### Task brief
Starting at the first line of the listing below, repeat each line exactly until the line containing "const yTitle = 'SSB 2006';", which you include. Leave out pictures.

### Given entries

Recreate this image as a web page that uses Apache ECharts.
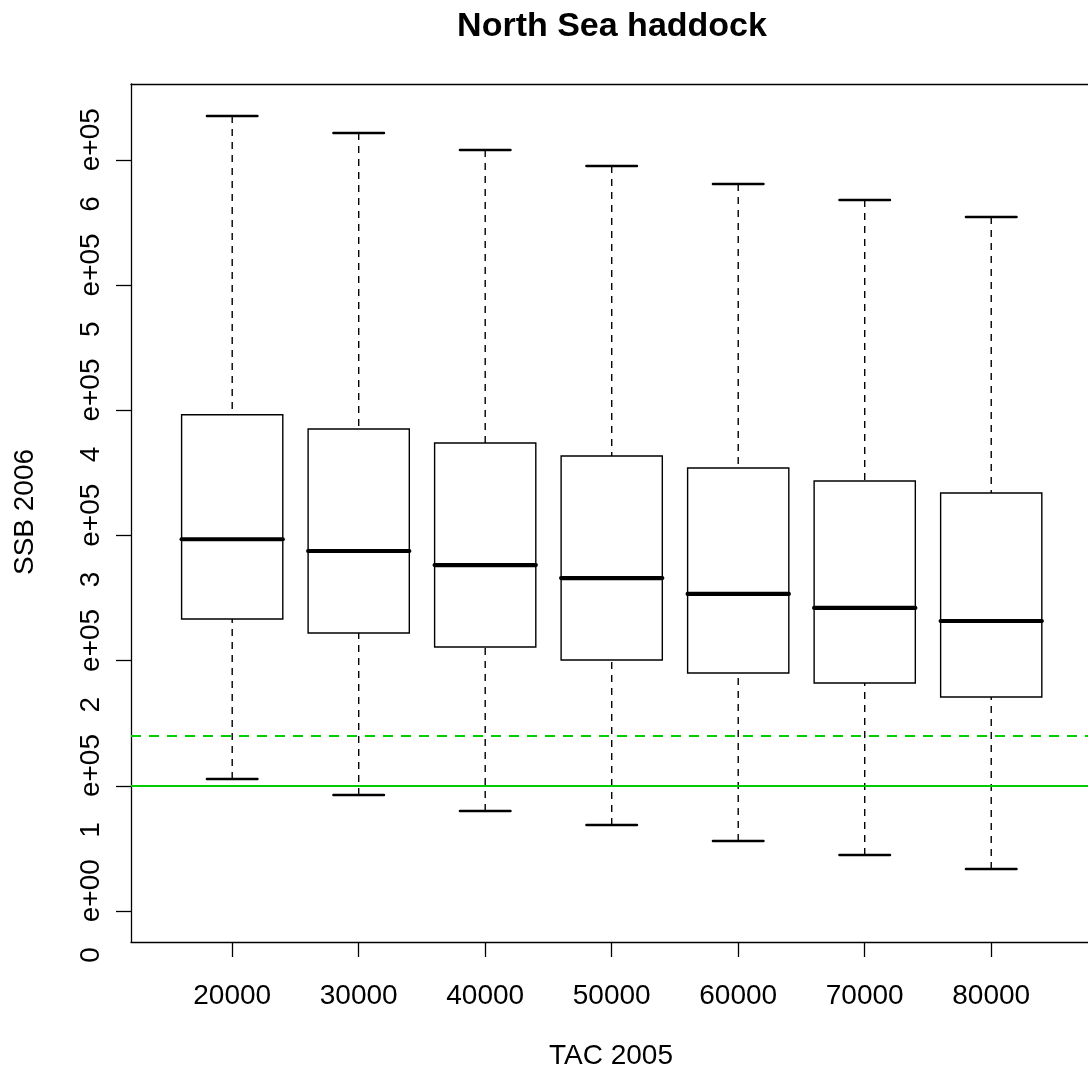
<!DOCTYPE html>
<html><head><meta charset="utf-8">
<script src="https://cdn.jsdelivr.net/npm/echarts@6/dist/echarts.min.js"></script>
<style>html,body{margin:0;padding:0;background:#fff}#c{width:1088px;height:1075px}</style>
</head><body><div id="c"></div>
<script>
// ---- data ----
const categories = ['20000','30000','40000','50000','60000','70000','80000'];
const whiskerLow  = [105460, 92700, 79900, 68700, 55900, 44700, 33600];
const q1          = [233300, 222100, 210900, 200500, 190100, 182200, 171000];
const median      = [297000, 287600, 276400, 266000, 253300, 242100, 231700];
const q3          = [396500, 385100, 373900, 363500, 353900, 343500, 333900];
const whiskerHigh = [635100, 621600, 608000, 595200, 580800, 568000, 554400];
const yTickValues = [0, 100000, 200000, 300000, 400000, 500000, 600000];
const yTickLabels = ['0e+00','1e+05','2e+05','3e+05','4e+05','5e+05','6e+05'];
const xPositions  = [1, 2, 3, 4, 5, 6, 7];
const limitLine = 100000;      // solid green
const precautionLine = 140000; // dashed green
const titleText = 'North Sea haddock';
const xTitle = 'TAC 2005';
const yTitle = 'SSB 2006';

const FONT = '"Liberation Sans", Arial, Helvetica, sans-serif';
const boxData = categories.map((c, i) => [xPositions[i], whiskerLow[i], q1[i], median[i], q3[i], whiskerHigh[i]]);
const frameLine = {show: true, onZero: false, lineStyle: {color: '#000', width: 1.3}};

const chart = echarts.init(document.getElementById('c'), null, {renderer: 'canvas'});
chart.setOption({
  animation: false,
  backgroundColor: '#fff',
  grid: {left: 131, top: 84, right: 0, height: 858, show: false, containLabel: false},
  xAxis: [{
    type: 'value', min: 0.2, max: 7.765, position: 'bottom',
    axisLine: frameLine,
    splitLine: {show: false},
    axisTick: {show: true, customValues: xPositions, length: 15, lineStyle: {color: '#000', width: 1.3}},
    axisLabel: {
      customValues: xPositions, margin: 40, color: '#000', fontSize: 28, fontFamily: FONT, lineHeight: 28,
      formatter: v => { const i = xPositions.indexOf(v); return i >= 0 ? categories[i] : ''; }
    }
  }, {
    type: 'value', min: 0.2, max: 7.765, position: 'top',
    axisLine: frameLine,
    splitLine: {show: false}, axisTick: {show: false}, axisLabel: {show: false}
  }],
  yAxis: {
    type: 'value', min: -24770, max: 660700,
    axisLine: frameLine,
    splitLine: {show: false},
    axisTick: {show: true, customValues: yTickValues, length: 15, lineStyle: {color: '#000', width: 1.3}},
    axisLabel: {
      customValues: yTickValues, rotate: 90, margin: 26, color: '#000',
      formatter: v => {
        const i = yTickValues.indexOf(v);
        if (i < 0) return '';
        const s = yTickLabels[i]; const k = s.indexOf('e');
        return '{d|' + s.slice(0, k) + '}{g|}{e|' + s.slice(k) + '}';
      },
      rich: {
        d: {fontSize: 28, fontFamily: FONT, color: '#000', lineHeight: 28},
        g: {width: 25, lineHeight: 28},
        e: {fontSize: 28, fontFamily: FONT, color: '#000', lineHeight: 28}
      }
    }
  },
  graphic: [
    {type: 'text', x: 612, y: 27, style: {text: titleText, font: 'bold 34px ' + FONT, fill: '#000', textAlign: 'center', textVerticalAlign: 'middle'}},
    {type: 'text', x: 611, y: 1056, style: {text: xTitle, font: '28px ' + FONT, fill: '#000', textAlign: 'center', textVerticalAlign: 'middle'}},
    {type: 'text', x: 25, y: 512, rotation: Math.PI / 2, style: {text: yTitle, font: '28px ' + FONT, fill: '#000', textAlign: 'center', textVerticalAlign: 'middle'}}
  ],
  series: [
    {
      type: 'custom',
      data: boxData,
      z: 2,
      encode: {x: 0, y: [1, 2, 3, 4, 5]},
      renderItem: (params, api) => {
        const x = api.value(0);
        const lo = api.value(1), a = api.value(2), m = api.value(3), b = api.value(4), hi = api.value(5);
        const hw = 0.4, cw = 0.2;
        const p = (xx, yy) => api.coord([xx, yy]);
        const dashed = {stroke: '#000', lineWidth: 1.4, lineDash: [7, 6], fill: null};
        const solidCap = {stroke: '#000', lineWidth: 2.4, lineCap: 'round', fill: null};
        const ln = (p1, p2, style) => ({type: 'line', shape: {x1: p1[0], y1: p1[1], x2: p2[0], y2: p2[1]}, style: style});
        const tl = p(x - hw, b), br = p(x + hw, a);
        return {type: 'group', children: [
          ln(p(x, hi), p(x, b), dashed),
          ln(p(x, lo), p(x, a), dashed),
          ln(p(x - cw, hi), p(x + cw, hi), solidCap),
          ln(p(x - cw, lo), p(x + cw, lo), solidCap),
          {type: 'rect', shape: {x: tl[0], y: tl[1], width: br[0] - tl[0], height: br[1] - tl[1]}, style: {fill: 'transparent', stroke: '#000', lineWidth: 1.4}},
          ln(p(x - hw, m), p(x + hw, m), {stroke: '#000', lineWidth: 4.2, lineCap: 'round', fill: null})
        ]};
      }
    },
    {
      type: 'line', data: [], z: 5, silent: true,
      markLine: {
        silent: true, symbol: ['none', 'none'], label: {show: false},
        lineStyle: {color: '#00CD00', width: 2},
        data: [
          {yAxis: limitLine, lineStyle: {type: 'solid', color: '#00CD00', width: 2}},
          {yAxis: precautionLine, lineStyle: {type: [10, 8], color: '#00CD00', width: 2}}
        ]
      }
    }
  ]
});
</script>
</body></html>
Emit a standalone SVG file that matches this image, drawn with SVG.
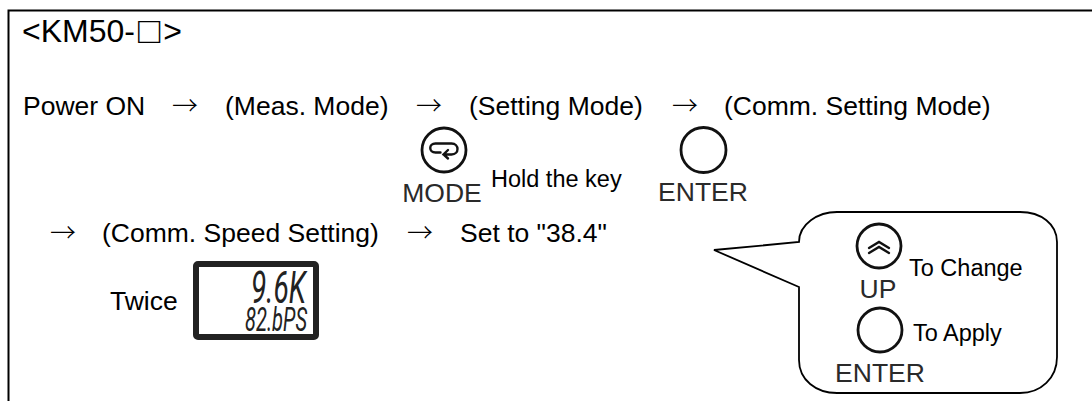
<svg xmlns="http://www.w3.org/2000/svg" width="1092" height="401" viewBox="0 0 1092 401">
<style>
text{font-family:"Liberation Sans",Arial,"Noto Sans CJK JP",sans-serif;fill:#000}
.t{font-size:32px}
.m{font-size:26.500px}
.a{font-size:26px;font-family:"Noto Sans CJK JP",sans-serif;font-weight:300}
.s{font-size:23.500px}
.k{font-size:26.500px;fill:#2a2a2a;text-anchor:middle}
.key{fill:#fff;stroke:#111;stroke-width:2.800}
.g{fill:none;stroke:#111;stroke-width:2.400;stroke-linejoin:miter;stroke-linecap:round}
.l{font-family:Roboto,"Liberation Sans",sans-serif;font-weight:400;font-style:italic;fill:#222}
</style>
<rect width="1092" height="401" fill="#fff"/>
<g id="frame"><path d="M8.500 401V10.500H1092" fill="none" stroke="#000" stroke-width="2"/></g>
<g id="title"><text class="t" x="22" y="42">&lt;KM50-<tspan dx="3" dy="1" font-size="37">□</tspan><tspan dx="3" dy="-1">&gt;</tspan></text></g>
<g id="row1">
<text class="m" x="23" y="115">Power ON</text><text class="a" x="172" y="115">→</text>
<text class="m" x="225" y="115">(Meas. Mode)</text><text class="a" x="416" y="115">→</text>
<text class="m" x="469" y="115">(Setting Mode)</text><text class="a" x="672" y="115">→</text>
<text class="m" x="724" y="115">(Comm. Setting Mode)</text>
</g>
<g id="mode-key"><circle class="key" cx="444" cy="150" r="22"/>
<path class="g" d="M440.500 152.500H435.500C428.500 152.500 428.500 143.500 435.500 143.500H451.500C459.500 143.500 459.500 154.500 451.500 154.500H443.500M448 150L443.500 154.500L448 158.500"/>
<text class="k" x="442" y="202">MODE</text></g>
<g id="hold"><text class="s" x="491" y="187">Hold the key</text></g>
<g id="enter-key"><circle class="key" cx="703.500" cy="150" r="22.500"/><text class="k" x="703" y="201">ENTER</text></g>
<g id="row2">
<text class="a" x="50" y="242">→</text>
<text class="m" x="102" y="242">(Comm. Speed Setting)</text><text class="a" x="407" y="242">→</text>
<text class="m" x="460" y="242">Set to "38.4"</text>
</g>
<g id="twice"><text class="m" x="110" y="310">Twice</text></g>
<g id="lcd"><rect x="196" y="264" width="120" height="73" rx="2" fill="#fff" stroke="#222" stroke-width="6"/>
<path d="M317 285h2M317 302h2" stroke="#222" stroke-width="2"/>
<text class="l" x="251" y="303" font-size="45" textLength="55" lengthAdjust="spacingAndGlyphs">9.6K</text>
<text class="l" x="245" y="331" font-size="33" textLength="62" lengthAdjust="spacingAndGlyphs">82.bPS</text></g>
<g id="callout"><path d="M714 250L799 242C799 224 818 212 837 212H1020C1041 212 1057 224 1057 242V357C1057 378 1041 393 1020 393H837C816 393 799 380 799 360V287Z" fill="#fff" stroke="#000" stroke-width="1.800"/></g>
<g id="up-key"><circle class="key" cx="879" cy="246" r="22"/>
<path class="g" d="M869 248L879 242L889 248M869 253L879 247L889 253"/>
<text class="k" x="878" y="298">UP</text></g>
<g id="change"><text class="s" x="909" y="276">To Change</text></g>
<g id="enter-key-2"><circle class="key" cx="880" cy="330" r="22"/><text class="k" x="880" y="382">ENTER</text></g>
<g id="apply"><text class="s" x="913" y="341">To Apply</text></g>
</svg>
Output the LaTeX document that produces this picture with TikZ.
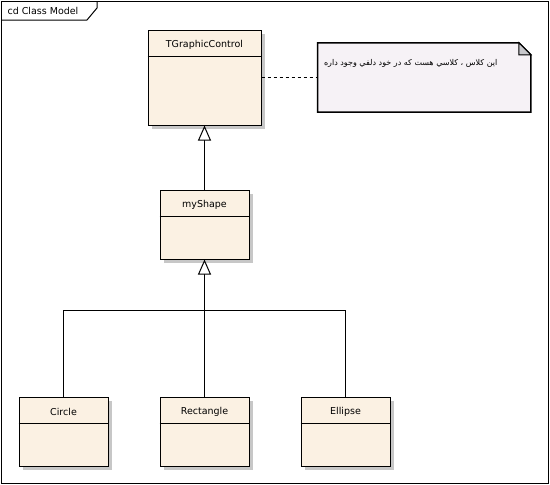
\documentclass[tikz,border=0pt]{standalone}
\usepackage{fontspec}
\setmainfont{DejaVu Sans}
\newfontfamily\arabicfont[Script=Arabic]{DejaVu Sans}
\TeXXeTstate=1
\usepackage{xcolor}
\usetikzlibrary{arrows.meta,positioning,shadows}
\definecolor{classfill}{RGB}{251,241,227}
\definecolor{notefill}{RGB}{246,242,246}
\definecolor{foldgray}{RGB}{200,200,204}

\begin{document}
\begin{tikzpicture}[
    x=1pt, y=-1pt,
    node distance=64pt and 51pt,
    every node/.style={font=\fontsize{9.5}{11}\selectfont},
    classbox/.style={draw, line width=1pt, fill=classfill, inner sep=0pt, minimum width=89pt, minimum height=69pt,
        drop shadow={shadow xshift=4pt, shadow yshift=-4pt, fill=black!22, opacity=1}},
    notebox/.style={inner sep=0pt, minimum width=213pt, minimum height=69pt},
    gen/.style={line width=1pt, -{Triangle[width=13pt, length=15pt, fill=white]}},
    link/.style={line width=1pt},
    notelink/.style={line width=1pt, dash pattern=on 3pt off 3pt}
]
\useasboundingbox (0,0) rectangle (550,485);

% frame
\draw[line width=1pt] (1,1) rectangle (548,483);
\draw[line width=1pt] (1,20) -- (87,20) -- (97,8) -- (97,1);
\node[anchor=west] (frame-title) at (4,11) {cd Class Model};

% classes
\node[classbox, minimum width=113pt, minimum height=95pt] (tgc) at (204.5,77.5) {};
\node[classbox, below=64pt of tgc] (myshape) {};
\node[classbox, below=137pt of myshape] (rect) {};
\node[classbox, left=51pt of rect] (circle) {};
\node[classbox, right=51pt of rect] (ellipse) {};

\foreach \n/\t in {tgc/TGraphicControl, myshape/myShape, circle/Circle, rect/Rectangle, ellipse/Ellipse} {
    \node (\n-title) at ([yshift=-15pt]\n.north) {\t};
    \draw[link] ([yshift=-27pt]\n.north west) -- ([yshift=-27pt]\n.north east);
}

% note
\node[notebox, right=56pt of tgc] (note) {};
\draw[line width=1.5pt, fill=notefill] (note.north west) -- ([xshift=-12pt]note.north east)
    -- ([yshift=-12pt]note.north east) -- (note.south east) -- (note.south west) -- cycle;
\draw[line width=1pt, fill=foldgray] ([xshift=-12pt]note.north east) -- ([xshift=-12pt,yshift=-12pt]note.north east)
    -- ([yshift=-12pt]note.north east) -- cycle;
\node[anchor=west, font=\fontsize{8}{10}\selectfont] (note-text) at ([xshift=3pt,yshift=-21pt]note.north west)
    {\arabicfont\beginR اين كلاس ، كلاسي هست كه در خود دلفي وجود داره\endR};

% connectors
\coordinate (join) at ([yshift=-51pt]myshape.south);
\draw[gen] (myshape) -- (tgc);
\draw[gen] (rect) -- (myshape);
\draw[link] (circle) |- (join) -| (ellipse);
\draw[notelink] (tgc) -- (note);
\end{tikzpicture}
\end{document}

### Right answer
Recreate this image as a web page that uses Apache ECharts.
<!DOCTYPE html>
<html><head><meta charset="utf-8">
<script src="https://cdn.jsdelivr.net/npm/echarts@6/dist/echarts.min.js"></script>
<style>html,body{margin:0;padding:0;background:#fff}#c{width:1088px;height:1075px}</style>
</head><body><div id="c"></div>
<script>
// ---- data ----
const categories = ['20000','30000','40000','50000','60000','70000','80000'];
const whiskerLow  = [105460, 92700, 79900, 68700, 55900, 44700, 33600];
const q1          = [233300, 222100, 210900, 200500, 190100, 182200, 171000];
const median      = [297000, 287600, 276400, 266000, 253300, 242100, 231700];
const q3          = [396500, 385100, 373900, 363500, 353900, 343500, 333900];
const whiskerHigh = [635100, 621600, 608000, 595200, 580800, 568000, 554400];
const yTickValues = [0, 100000, 200000, 300000, 400000, 500000, 600000];
const yTickLabels = ['0e+00','1e+05','2e+05','3e+05','4e+05','5e+05','6e+05'];
const xPositions  = [1, 2, 3, 4, 5, 6, 7];
const limitLine = 100000;      // solid green
const precautionLine = 140000; // dashed green
const titleText = 'North Sea haddock';
const xTitle = 'TAC 2005';
const yTitle = 'SSB 2006';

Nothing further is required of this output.